Anket yaparlardı öğretmenlerimiz, ilkokul ve ortaokulda iken. 80 Darbesi’nden sonrasını daha net hatırlıyorum. Bu anket sorularından birkaç tanesi kalmış aklımda. ‘Size ait odanız var mı?’, ‘Annenizin eğitim durumu nedir?’, ‘Babanızın eğitim durumu nedir?’, ‘Eviniz Kira mı?’ Bu sorulardan zevkle cevapladığım sadece bir tanesi vardı. Evimiz kira değildi, bize aitti; hemen işaretlerdim. Kendim ikna olmamış bir halde, ‘Evet’ dediğim diğer soruda ise ‘Kendime ait odam var!’ seçeneğini...

Sonradan öğrenecektim tabi, gecekondu deniyormuş bizim ev gibi evlere. Gecekonduda oturmak da iyi bir şey değilmiş. Gelişmemişlik düzeyini gösteriyormuş, apartmanda oturmalıymışız. Ama biz kira ödemiyorduk, ev bizimdi. Kim umursardı ki? İstatistikler daha önemliydi. Ev sahibi olmamızın ne önemi var? Öğrendiğimde çocukluğumun bu en keyif verici cevabı da öylece sıkıntılı hatıralar arasına girdi.

Kendime ait odam yoktu, misafir odası dediğimiz odada kalırdım ben. Yatma saatine kadar üç odalı bir mutfaklı evimizin sobalı oturma odasında oturur, ders çalışır; yatmaya odam dediğim misafir odasına giderdim. Tabi, soğuk odada, içte battaniye dışta yorgan, çift katlı örtümü kafama çekmiş bir vaziyette nefesimle ısınana kadar üşürdüm. Ama benim odamdı, misafir gelene kadar. İki somya vardı; etekleri pileli dikilmiş örtüsünün üstü, yani üstüne oturduğumuz kısmı ablalarımın çeşit çeşit renk renk çiçek ve kuş desenleriyle tek tek işlediği minik minik karelerden oluşmuş etamindendi. Kırlent dediğimiz sırt yastıklarının da işlenmiş etaminden işlenmiş yüzleri vardı. Koyu yeşil zeminde beyaz, sarı, kırmızı işçilik öyle bir güzel görünürdü ki.

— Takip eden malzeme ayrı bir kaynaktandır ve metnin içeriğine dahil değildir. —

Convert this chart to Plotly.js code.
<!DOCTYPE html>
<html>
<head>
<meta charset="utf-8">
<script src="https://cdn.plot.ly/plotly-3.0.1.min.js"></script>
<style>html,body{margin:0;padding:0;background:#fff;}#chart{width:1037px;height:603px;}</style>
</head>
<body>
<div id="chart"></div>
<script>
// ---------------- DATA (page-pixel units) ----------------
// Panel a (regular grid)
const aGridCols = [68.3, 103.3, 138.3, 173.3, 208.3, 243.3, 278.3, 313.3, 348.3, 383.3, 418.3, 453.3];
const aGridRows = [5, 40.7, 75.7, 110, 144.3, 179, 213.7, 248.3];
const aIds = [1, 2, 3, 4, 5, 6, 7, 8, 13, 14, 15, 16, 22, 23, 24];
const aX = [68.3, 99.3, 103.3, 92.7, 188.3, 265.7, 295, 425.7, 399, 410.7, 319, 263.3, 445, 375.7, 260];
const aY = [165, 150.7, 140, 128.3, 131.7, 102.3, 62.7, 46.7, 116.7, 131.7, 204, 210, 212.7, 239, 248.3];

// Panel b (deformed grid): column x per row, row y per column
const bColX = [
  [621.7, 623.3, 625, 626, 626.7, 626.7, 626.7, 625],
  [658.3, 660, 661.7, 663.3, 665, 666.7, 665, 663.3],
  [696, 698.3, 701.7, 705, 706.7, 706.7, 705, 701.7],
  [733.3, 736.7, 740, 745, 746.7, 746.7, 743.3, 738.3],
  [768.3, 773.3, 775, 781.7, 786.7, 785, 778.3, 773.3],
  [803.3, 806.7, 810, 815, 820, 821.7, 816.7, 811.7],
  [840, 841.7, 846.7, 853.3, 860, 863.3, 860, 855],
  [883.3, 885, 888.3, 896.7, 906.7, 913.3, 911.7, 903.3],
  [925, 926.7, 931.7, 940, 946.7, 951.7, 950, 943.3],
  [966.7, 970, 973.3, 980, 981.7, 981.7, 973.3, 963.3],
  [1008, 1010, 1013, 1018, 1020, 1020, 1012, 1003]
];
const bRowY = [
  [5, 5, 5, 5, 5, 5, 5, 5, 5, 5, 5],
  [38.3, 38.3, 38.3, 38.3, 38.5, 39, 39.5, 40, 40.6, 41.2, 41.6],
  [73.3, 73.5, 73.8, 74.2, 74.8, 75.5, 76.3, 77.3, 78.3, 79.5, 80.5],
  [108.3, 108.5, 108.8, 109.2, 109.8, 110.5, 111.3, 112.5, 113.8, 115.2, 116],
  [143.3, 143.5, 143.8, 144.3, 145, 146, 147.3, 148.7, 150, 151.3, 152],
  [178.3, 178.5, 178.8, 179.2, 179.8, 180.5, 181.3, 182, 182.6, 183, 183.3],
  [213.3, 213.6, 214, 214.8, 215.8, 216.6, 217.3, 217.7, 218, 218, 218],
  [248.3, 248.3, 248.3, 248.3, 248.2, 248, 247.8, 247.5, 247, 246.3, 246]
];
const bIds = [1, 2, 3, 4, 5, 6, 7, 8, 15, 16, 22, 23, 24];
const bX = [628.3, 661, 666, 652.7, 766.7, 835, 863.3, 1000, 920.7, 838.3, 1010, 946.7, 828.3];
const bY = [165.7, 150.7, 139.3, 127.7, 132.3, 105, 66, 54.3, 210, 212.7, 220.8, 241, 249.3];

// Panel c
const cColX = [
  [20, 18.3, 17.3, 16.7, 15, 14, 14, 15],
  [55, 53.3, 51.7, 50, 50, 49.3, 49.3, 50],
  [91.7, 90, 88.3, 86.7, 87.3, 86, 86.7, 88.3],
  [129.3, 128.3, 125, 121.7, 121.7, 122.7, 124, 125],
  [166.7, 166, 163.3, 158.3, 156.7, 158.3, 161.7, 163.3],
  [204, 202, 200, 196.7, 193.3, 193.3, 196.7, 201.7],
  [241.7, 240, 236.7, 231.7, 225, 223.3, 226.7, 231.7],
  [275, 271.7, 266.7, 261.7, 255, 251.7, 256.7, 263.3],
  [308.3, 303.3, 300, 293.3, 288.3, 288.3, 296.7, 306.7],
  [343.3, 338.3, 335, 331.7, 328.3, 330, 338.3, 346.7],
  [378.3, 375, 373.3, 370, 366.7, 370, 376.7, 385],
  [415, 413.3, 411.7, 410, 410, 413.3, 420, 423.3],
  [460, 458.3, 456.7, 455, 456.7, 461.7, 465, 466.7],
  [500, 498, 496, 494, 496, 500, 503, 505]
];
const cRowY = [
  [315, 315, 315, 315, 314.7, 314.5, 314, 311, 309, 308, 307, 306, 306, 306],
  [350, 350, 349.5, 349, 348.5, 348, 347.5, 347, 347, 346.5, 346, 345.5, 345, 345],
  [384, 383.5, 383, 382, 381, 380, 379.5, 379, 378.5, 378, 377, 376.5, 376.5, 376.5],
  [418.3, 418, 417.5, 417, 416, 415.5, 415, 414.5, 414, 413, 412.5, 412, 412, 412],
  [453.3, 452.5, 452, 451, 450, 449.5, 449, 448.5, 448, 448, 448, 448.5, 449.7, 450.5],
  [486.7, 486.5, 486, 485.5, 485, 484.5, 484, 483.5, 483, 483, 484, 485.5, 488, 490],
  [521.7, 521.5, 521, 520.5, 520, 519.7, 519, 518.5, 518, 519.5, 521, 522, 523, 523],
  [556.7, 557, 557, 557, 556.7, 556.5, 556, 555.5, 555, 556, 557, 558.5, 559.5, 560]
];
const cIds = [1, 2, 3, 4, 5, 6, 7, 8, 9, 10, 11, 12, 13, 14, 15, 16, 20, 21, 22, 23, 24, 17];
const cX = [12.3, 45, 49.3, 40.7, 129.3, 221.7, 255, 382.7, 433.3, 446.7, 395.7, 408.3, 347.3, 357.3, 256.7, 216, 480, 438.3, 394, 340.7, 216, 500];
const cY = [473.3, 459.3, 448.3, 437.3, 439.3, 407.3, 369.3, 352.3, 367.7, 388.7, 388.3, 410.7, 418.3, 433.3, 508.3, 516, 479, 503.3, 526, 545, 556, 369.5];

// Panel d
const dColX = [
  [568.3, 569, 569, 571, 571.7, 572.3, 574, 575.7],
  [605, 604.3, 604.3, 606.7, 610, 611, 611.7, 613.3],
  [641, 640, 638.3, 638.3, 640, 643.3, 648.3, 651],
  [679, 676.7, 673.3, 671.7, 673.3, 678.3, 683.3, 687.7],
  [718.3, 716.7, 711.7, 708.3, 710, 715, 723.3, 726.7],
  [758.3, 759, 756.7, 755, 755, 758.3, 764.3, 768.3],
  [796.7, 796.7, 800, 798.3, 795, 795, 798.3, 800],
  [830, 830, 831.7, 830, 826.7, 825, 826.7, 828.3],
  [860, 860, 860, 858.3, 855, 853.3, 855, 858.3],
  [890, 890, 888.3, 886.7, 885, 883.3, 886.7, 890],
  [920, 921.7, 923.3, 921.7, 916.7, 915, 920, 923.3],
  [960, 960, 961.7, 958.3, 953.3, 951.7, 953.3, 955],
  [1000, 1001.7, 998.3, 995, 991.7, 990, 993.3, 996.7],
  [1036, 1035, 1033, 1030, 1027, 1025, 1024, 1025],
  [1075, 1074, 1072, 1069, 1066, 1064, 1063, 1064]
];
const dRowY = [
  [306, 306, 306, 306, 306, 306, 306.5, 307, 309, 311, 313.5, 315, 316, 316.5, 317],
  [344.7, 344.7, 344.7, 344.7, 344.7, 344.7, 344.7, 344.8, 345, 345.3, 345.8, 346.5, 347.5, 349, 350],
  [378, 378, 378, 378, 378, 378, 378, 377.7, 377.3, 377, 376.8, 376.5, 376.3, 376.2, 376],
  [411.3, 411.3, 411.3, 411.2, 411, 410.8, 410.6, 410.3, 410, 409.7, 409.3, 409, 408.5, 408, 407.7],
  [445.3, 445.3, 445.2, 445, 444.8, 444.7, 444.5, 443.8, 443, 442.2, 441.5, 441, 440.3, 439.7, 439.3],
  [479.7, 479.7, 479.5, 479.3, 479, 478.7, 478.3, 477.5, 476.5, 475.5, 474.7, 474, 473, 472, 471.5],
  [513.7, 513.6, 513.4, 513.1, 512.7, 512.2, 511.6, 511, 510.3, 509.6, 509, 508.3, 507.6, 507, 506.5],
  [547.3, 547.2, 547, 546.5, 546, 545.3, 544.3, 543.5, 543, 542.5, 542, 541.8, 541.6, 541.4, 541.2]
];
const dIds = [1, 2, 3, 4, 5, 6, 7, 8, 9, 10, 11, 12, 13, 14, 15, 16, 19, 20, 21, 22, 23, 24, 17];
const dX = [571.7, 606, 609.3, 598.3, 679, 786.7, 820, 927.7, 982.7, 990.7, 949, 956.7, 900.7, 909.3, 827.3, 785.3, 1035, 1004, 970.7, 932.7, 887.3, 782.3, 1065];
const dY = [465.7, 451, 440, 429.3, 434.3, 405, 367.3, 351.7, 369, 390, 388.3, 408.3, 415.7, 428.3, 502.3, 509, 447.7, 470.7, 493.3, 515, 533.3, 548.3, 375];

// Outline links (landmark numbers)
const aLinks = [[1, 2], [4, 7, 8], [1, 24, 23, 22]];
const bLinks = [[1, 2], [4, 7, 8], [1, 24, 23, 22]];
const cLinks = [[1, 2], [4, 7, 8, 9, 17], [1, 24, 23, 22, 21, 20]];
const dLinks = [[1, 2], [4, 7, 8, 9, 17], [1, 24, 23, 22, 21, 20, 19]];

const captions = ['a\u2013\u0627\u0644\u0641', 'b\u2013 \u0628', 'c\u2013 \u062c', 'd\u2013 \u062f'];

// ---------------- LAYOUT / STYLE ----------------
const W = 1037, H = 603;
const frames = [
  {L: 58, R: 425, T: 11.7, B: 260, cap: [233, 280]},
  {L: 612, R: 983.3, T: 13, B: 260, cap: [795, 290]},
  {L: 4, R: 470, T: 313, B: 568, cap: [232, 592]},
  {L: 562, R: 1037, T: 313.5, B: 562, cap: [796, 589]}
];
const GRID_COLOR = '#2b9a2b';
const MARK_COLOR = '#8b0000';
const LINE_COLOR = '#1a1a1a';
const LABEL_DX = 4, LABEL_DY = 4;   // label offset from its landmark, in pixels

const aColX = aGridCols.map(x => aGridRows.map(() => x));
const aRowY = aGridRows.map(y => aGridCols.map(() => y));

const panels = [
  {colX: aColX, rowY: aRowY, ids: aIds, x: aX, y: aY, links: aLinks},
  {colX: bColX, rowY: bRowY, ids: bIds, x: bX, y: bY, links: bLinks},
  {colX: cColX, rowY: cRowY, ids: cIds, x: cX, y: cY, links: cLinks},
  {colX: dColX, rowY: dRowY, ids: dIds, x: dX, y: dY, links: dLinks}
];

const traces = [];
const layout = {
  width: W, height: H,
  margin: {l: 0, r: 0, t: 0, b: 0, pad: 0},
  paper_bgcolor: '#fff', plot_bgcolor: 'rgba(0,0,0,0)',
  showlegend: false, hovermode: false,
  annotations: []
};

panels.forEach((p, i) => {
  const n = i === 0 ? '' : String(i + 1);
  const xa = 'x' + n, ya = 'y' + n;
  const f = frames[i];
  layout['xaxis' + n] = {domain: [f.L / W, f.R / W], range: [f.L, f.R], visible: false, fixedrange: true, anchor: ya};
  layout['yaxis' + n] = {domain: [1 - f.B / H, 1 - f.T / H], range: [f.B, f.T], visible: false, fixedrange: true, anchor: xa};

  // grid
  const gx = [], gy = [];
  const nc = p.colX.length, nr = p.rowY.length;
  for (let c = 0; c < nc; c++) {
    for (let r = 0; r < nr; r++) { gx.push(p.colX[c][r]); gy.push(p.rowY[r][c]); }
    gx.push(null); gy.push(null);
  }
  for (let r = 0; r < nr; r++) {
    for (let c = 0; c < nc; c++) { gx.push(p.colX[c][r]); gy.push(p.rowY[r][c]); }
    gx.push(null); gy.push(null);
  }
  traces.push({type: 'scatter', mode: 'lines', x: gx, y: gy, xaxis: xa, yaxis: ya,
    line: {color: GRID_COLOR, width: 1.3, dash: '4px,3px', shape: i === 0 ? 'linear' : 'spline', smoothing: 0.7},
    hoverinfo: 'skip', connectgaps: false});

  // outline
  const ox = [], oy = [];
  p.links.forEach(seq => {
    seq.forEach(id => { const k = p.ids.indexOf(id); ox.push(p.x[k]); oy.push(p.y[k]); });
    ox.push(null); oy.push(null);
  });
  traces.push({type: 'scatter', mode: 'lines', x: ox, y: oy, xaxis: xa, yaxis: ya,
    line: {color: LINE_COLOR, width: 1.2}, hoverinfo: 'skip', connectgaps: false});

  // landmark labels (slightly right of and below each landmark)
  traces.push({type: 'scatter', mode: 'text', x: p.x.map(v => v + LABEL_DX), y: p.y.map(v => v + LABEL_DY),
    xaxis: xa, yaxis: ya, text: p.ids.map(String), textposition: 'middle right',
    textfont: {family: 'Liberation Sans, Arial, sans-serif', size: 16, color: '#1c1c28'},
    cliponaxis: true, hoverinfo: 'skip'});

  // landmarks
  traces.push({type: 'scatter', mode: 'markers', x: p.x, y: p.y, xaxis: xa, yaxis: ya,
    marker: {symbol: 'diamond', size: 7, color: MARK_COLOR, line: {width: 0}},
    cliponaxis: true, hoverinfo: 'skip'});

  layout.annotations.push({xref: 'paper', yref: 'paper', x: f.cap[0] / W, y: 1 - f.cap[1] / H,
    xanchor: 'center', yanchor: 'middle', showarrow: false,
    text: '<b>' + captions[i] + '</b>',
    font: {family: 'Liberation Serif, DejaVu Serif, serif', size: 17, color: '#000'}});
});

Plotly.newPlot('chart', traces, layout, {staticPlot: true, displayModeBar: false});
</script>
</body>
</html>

Bir de camekânımız vardı. Yaklaşık olarak bir metre yüksekliği, bir buçuk metre genişliği, kırk santimetre derinliği olan üç raflı küçük bir dolaptı bu. Rafları camdandı. Kanaviçe işliklerle örülmüş örtüleri vardı beyaz o cam rafların. Hâlâ gözlerimin önünde. Raflarda kahve takımları, misafir çay bardakları. Alt kısmında sağlı sollu iki küçük kapaklı göz ve ortalarında iki ya da üç çekmece…

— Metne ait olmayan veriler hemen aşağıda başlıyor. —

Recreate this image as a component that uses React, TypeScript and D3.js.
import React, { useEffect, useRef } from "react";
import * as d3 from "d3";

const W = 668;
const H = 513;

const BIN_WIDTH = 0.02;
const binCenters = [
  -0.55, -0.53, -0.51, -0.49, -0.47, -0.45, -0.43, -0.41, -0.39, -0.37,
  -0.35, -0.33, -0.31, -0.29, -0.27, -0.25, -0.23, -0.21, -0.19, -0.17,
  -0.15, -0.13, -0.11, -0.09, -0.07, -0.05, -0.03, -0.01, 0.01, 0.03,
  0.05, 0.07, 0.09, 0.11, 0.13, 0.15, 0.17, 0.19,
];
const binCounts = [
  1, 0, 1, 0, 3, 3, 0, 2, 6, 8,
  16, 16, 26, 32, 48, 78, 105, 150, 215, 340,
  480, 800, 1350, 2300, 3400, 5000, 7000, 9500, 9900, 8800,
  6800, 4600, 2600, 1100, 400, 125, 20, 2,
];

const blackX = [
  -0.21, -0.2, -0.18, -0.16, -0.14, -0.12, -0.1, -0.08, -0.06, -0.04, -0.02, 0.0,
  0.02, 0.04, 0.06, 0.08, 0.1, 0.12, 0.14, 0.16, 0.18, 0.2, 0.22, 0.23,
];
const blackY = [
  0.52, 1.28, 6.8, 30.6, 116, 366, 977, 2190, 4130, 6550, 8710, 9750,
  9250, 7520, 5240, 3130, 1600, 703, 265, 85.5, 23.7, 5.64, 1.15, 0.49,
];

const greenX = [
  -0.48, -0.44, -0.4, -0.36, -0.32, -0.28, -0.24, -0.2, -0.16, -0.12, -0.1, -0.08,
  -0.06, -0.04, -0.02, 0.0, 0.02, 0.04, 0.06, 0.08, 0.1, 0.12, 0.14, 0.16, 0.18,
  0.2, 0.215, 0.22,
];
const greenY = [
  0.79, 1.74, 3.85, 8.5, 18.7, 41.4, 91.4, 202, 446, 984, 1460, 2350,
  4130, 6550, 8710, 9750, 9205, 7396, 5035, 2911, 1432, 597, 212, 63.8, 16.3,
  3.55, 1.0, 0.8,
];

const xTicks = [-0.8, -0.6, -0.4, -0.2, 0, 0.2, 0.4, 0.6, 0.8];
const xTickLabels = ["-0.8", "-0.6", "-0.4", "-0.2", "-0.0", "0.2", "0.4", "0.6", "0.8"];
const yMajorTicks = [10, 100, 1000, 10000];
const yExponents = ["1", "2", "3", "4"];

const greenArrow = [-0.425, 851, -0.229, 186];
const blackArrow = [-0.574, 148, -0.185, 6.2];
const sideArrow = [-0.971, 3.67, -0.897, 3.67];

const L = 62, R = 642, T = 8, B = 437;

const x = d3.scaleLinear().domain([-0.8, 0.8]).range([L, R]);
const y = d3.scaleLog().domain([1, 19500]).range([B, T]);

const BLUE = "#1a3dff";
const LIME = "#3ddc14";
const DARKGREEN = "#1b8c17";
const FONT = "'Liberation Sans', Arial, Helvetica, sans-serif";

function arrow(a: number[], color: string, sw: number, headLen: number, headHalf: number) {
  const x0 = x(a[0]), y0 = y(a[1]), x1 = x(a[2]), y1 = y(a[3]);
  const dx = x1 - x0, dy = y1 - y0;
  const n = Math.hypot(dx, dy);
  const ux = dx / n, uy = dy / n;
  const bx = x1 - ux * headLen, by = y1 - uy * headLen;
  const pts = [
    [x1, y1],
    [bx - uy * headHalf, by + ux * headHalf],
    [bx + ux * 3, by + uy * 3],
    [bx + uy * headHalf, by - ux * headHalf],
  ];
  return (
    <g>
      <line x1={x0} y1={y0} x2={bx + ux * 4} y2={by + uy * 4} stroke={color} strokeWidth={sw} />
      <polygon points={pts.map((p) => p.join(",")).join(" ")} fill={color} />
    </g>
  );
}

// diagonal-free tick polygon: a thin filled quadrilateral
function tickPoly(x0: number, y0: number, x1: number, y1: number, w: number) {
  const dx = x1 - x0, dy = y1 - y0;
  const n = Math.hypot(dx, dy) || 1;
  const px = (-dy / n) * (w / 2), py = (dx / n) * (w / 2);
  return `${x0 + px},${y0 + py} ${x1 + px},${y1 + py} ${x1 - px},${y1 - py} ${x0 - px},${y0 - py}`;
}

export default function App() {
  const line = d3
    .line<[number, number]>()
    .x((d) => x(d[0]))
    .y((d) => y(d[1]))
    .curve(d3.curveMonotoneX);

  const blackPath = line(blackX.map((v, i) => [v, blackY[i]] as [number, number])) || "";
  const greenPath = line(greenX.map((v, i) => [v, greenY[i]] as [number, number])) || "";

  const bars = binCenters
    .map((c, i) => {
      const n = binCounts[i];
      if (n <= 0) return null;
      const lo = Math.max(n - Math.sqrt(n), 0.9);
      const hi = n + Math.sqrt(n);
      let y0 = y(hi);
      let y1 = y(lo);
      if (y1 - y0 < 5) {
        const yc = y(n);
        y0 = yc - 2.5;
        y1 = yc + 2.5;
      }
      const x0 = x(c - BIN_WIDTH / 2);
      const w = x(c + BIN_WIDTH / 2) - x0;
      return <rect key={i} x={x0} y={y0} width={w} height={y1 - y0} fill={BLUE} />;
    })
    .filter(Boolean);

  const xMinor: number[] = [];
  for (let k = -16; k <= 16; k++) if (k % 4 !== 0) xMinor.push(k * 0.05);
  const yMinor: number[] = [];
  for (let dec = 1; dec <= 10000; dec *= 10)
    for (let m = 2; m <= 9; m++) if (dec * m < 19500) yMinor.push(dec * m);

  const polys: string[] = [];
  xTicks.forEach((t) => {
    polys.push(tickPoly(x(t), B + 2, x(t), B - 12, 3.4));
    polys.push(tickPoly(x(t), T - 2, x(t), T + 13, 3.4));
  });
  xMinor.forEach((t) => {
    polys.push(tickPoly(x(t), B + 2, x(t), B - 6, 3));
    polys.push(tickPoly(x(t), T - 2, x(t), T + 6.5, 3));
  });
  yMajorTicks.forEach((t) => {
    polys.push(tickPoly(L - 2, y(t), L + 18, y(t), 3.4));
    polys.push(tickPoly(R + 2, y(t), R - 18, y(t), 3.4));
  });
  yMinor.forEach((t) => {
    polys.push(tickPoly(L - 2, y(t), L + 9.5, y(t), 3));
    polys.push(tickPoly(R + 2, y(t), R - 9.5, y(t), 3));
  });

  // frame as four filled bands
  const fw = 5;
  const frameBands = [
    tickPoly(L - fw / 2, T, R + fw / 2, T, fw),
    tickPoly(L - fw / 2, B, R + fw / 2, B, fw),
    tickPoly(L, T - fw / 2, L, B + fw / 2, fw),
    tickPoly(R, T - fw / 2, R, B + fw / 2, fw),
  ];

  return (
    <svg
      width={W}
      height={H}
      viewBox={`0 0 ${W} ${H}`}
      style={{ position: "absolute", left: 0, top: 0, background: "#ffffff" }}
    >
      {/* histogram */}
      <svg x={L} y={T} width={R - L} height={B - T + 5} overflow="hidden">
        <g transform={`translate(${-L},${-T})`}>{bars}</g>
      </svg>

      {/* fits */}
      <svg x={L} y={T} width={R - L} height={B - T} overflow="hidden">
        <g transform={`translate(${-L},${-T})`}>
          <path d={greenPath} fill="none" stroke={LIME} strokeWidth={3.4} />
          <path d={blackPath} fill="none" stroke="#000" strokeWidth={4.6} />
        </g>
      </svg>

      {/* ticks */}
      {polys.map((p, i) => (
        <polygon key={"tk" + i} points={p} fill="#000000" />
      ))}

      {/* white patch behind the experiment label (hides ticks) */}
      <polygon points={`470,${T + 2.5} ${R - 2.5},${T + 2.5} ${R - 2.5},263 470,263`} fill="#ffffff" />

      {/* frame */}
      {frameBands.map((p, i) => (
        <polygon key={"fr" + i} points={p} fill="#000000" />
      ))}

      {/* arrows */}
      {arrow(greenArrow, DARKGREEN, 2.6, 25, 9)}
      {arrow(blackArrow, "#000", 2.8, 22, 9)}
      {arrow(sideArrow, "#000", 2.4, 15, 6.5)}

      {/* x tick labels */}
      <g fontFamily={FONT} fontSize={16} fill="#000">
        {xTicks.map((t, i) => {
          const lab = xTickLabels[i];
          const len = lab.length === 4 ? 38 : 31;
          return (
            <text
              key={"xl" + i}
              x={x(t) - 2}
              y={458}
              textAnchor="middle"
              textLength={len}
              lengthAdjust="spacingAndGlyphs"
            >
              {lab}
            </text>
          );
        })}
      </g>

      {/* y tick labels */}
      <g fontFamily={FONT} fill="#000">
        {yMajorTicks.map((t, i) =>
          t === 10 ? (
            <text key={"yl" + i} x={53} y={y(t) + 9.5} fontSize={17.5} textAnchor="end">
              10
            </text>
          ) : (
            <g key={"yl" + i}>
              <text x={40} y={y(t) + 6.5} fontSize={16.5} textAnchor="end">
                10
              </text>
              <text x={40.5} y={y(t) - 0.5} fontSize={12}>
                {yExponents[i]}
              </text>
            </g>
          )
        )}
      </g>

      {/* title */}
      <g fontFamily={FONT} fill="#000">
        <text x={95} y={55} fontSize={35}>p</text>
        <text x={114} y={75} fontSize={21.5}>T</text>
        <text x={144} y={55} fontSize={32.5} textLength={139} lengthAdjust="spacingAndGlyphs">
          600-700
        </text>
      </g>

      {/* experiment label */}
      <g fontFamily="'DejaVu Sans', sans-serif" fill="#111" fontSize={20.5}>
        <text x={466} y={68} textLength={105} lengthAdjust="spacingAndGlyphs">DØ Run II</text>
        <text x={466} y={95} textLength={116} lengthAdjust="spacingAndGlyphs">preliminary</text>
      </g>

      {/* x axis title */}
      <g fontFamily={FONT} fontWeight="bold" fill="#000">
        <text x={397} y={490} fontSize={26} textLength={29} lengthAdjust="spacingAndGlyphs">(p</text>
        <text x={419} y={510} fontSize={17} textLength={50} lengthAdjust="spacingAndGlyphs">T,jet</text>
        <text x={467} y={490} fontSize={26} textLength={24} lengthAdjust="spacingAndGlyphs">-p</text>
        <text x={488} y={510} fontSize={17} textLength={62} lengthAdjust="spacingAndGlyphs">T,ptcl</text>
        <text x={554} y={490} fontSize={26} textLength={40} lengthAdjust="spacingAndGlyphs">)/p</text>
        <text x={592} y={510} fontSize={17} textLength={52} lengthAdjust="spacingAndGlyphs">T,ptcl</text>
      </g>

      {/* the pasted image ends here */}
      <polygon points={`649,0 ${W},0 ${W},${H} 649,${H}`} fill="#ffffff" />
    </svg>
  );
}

Kapaklı gözlerden biri kitaplığımdı. Çok sonradan eskilerin arasında gördüğümde o kadar küçük görünmüştü ki bana… Ama o zaman kocaman gelirdi, tek tek puanlı naylon kaplarla kapladığım defterlerimi ve kitaplarımı sıra sıra dizerdim. Belki de misafir odasını benim yapan o küçücük kitaplığımdı.

Bir de açılıp kapanan ayakları birkaç arkalıklı sandalyesi olan masa vardı kocaman. Onun üzerinde de işlemeli etamin örtü olurdu hep, bembeyaz. Kirletmeden ders çalışırdım. Yerde de desenli kilim; sonradan fabrika halısı. Başka bir şey yoktu misafir odamızda. Babam darbeden önce ekonomik durumumuz iyiyken de lüks diye koltuk almazdı, ahlaksızlık taşıyor diye televizyona mesafeli idi.  Pikaplı radyo vardı sadece.  Koyu yeşil kapağını açar cızırdatırdım plak iğnesini. Plak da dinlemezdik.

Odam öyleydi. Evimiz gecekonduydu; ama kocaman bir bahçemiz vardı. Limon, dut ve nar ağaçlarımız. Şeftali nedense hep kurtlanırdı, erik çağla iken biterdi. İncir ise çok geç olurdu. Kurban’dan önce aldığımız koç, tavukların, hindilerin, tavşanların gezdiği bahçede bir ağacın köküne bağlanırdı.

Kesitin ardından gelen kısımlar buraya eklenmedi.